Even the airport is crazy! Going through passport control, we handed our passports to the agent and they were slid down a shoot and we were instructed to wait with a group of other travelers. Not knowing what to expect, we were shocked when the whole group's passports were handed to one traveler in a stack and he was appointed the task of giving them out to everyone! Needless to say, we were very relieved when we retrieved our passports! At baggage claim, the craziest things came off the plane: bedspreads, big garbage bags, a cooler, and even a jug of water:
We hurried through security where everyone had their luggage inspected - Eva's even had to go through an x-ray machine. Mine didn't get inspected at all though! I guess I don't look that suspicious!
After a death defying cab ride (seriously, we almost died....twice!) we arrived at the lovely Hotel Union, right on the Mediterranean. Eva and I have a private room with a sea view...it's gorgeous!
We spent the evening wandering the city, marveling at the insane traffic and the fact that the drivers don't use headlights - unless they are flashing them at pedestrians - and that they use their horns very liberally. There are no crosswalks, so pedestrians literally hurl themselves into traffic and the cars just swerve and honk to avoid them. Imagine this crossing eight lanes of traffic!!
Here's a picture of the outside of the newly built Biblioteca Alexandria:
We had dinner at a little restaurant called Mohammed Amed and our entire meal for two which consisted of Foul (Egyptian fava beans) with fried egg, two salads, two bowls of lentil soup, pita bread, bottled water, fried cheese (an Egyptian specialty) and dessert for only four dollars!! That's about what we'd been paying for bottled water at restaurants before this. Plus, it was delicious!
Alexandria at night is a bit like a carnival. Everyone is out on the streets and there are bright lights everywhere. The shops are open late and cars are whizzing by narrowly missing pedestrians. It's quite a sight to see!
We were both tired, so we got a good night's sleep so we could get up early and start our second day in Alexandria.
This morning we headed to the train station to book our sleeper car to Aswan for tomorrow night. We were dismayed to find out the trains had been canceled until further notice but luckily a very helpful travel guide helped us to book a train to Cairo tomorrow afternoon so we could take an overnight train from Cairo to Aswan. We even got a VIP behind the desk tour of the ticket desk:
The sleeper car from Cairo to Awan is $60 and puts Eva and I in a private cabin and includes dinner and breakfast for the 14 hour trip. We were told the fare couldn't be paid in Egyptian pounds! We had to go to the money exchange office and exchange our pounds for dollars to pay for a train ticket in Egypt! Bizzare! Luckily everything worked out and we'll (hopefully) be on a train to Aswan tomorrow afternoon!
We checked out the Roman amphitheater near the train station:
Next we hailed a cab to the Catacombes, a series of tombs underneath Alexandria that was unearthed when a donkey fell through the ground many years ago!
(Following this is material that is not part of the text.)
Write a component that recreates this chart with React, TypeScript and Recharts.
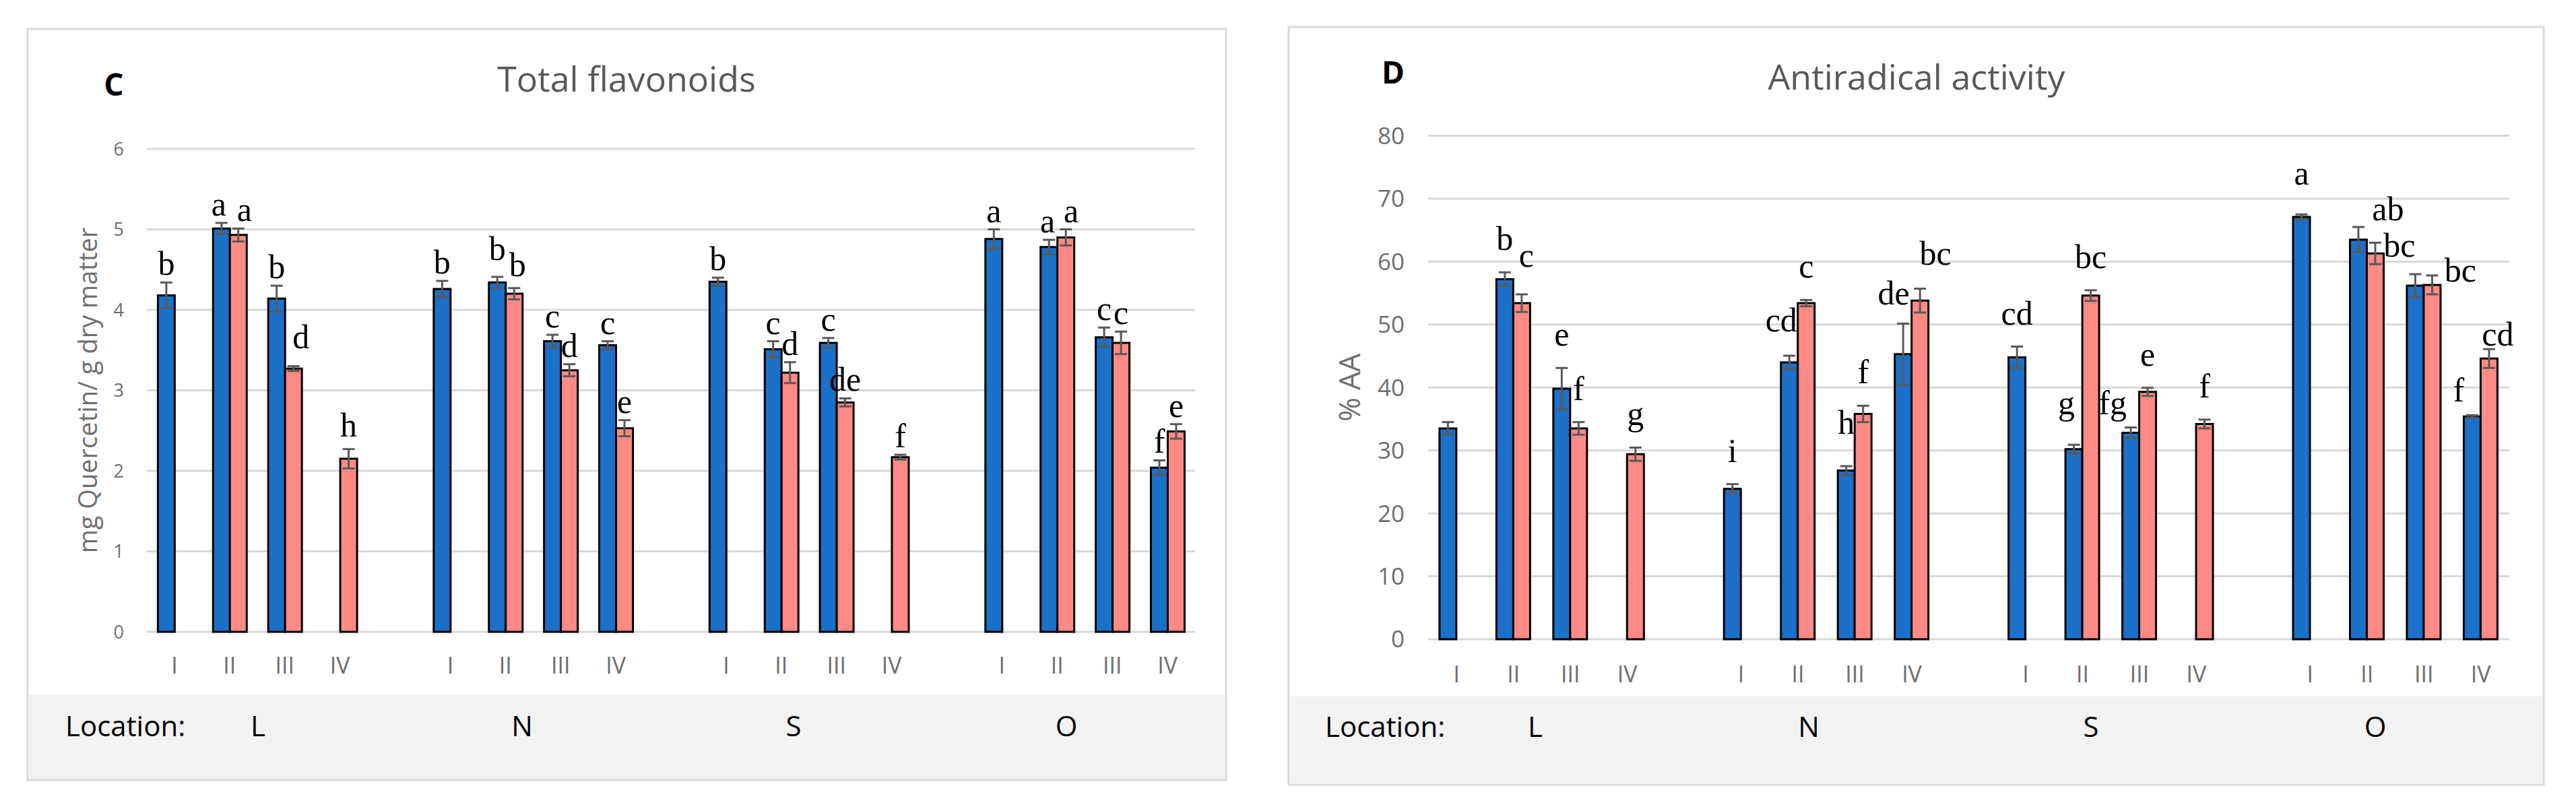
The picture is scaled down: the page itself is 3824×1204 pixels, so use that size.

No cameras were allowed inside, so you'll have to visit yourself! We hired a guide for $5 and he gave us a very in depth tour with all the history and explanations of the designs and areas inside the Catacombes.
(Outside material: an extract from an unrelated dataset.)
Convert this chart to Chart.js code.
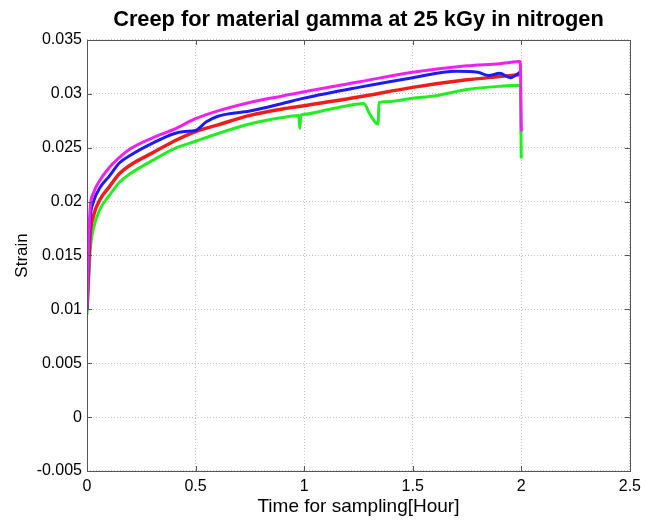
<!DOCTYPE html>
<html>
<head>
<meta charset="utf-8">
<script src="https://cdn.jsdelivr.net/npm/chart.js@4/dist/chart.umd.min.js"></script>
<style>
  html, body { margin: 0; padding: 0; background: #fff; }
  #chart { display: block; }
</style>
</head>
<body>
<canvas id="chart" width="647" height="523"></canvas>
<script>
// Values (time in hours, strain).
const magentaTime = [0, 0.005, 0.01, 0.015, 0.03, 0.06, 0.1, 0.15, 0.2, 0.3, 0.4, 0.5, 0.6, 0.75, 0.9, 1.0, 1.25, 1.5, 1.75, 1.9, 1.995, 2.0];
const magentaStrain = [0.0100, 0.0140, 0.0175, 0.0195, 0.0208, 0.0220, 0.0231, 0.0241, 0.0249, 0.0259, 0.0267, 0.0277, 0.0284, 0.0292, 0.0298, 0.0302, 0.0311, 0.0320, 0.0326, 0.0328, 0.0330, 0.0265];

const blueTime = [0, 0.005, 0.01, 0.015, 0.03, 0.06, 0.1, 0.15, 0.2, 0.3, 0.4, 0.45, 0.5, 0.55, 0.6, 0.75, 0.9, 1.0, 1.25, 1.5, 1.7, 1.8, 1.85, 1.9, 1.95, 2.0];
const blueStrain = [0.0100, 0.0135, 0.0165, 0.0185, 0.0200, 0.0213, 0.0223, 0.0236, 0.0243, 0.0254, 0.0263, 0.0265, 0.0266, 0.0274, 0.0279, 0.0284, 0.0291, 0.0296, 0.0306, 0.0315, 0.0321, 0.0320, 0.0317, 0.0319, 0.0315, 0.0321];

const redTime = [0, 0.005, 0.01, 0.015, 0.03, 0.06, 0.1, 0.15, 0.2, 0.3, 0.4, 0.5, 0.6, 0.75, 0.9, 1.0, 1.25, 1.5, 1.75, 1.9, 2.0];
const redStrain = [0.0100, 0.0125, 0.0150, 0.0170, 0.0187, 0.0202, 0.0213, 0.0226, 0.0234, 0.0245, 0.0256, 0.0265, 0.0271, 0.0280, 0.0286, 0.0289, 0.0297, 0.0306, 0.0313, 0.0316, 0.0318];

const greenTime = [0, 0.005, 0.01, 0.015, 0.03, 0.06, 0.1, 0.15, 0.2, 0.3, 0.4, 0.5, 0.6, 0.75, 0.9, 0.975, 0.98, 0.985, 1.0, 1.1, 1.2, 1.275, 1.3, 1.33, 1.34, 1.345, 1.4, 1.5, 1.6, 1.75, 1.9, 1.995, 2.0];
const greenStrain = [0.0095, 0.0115, 0.0135, 0.0155, 0.0175, 0.0193, 0.0205, 0.0218, 0.0226, 0.0238, 0.0249, 0.0256, 0.0263, 0.0272, 0.0278, 0.0280, 0.0268, 0.0280, 0.0281, 0.0285, 0.0289, 0.0291, 0.0282, 0.0273, 0.0272, 0.0292, 0.0293, 0.0296, 0.0298, 0.0304, 0.0307, 0.0308, 0.0240];

const xTicks = [0, 0.5, 1, 1.5, 2, 2.5];
const yTicks = [-0.005, 0, 0.005, 0.01, 0.015, 0.02, 0.025, 0.03, 0.035];

const FONT = "'Liberation Sans', Arial, sans-serif";

const toPoints = (ts, vs) => ts.map((t, i) => ({ x: t, y: vs[i] }));
const fmt = (v) => String(+Number(v).toFixed(4));

// MATLAB style box with inward tick marks
const matlabBox = {
  id: 'matlabBox',
  afterDraw(chart) {
    const { ctx, chartArea: a, scales } = chart;
    const len = 5;
    ctx.save();
    ctx.strokeStyle = '#555';
    ctx.lineWidth = 1;
    ctx.beginPath();
    for (const v of xTicks) {
      const x = Math.round(scales.x.getPixelForValue(v)) + 0.5;
      ctx.moveTo(x, a.bottom); ctx.lineTo(x, a.bottom - len);
      ctx.moveTo(x, a.top); ctx.lineTo(x, a.top + len);
    }
    for (const v of yTicks) {
      const y = Math.round(scales.y.getPixelForValue(v)) + 0.5;
      ctx.moveTo(a.left, y); ctx.lineTo(a.left + len, y);
      ctx.moveTo(a.right, y); ctx.lineTo(a.right - len, y);
    }
    ctx.stroke();
    ctx.strokeRect(Math.round(a.left) + 0.5, Math.round(a.top) + 0.5,
      Math.round(a.right - a.left), Math.round(a.bottom - a.top));
    ctx.restore();
  }
};

const line = (label, ts, vs, color, width) => ({
  label: label,
  data: toPoints(ts, vs),
  borderColor: color,
  borderWidth: width,
  pointRadius: 0,
  cubicInterpolationMode: 'monotone',
  fill: false,
});

new Chart(document.getElementById('chart'), {
  type: 'line',
  data: {
    datasets: [
      line('magenta', magentaTime, magentaStrain, '#f020f0', 3),
      line('blue', blueTime, blueStrain, '#1c1cf0', 3),
      line('red', redTime, redStrain, '#f01c1c', 3.5),
      line('green', greenTime, greenStrain, '#22ee22', 3),
    ]
  },
  options: {
    responsive: false,
    animation: false,
    layout: { padding: { left: 0, right: 15, top: 0, bottom: 0 } },
    plugins: {
      legend: { display: false },
      tooltip: { enabled: false },
      title: {
        display: true,
        text: 'Creep for material gamma at 25 kGy in nitrogen',
        fullSize: false,
        color: '#000',
        font: { family: FONT, size: 21.8, weight: 'bold' },
        padding: { top: 6.5, bottom: 7.3 },
      },
    },
    scales: {
      x: {
        type: 'linear',
        min: 0,
        max: 2.5,
        afterFit: (s) => { s.height = 52; },
        afterBuildTicks: (s) => { s.ticks = xTicks.map(v => ({ value: v })); },
        ticks: {
          color: '#000',
          padding: 6,
          maxRotation: 0,
          font: { family: FONT, size: 16 },
          callback: fmt,
        },
        grid: { color: '#c4c4c4', drawTicks: false },
        border: { display: false, dash: [1, 2] },
        title: {
          display: true,
          text: 'Time for sampling[Hour]',
          color: '#000',
          font: { family: FONT, size: 19 },
          padding: { top: 0, bottom: 4.6 },
        },
      },
      y: {
        type: 'linear',
        min: -0.005,
        max: 0.035,
        afterFit: (s) => { s.width = 87; },
        afterBuildTicks: (s) => { s.ticks = yTicks.map(v => ({ value: v })); },
        ticks: {
          color: '#000',
          padding: 5,
          font: { family: FONT, size: 16 },
          callback: fmt,
        },
        grid: { color: '#c4c4c4', drawTicks: false },
        border: { display: false, dash: [1, 2] },
        title: {
          display: true,
          text: 'Strain',
          color: '#000',
          font: { family: FONT, size: 17 },
          padding: { top: 12, bottom: 0 },
        },
      },
    },
  },
  plugins: [matlabBox],
});
</script>
</body>
</html>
Pompey's pillar, one of the famous sites associated with Alexandria was extra fun because we befriended a policeman at the Catacombes who met us there and got us free, VIP entry. No admittance fee and we got access to the parts that no tourists are allowed to see!
Lunch was at a hole-in-the-wall pizza place, where it was made to order right in front of us. Greasy, cheap and delicious!
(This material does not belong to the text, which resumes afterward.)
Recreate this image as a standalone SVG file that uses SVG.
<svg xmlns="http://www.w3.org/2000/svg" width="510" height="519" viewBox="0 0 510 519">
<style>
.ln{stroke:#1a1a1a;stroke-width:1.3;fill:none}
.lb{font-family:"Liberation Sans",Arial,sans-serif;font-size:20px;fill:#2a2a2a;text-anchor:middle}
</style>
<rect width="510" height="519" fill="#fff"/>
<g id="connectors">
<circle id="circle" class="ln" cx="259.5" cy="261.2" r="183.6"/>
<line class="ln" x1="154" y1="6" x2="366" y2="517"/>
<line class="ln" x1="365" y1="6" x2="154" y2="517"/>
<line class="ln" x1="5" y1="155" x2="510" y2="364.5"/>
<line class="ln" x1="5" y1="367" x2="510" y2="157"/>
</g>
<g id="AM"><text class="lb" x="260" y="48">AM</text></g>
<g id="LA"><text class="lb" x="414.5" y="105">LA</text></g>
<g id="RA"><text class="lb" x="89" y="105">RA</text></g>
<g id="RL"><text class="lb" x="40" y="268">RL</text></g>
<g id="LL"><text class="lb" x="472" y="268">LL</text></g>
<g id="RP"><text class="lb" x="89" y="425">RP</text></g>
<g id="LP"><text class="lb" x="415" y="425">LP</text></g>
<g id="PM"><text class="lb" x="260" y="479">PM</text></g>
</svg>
Tonight for dinner we're going to have fresh seafood at one of the best spots in Alexandria. Given the 6:1 exchange rate, it's nice to be in a place where we can afford to splurge a little!
I can't even describe how Eva and I are being treated here. Every where we walk, people stop what they are doing and watch us. The children come up to us on the streets and stare at us. When I smile at them they get really excited - it's clear they don't see too many blonds. I was really surprised at how much of a novelty we are, but apparently not that many American tourists make it here. They are definitely missing out and I recommend this city highly! Keep in mind though, nobody speaks English and all the signs are in Arabic! Other than that, people have been going out of there way to accommodate us and we are enjoying the attention!
Don't worry though, Mom and Dad, I'm definitely staying out of trouble!!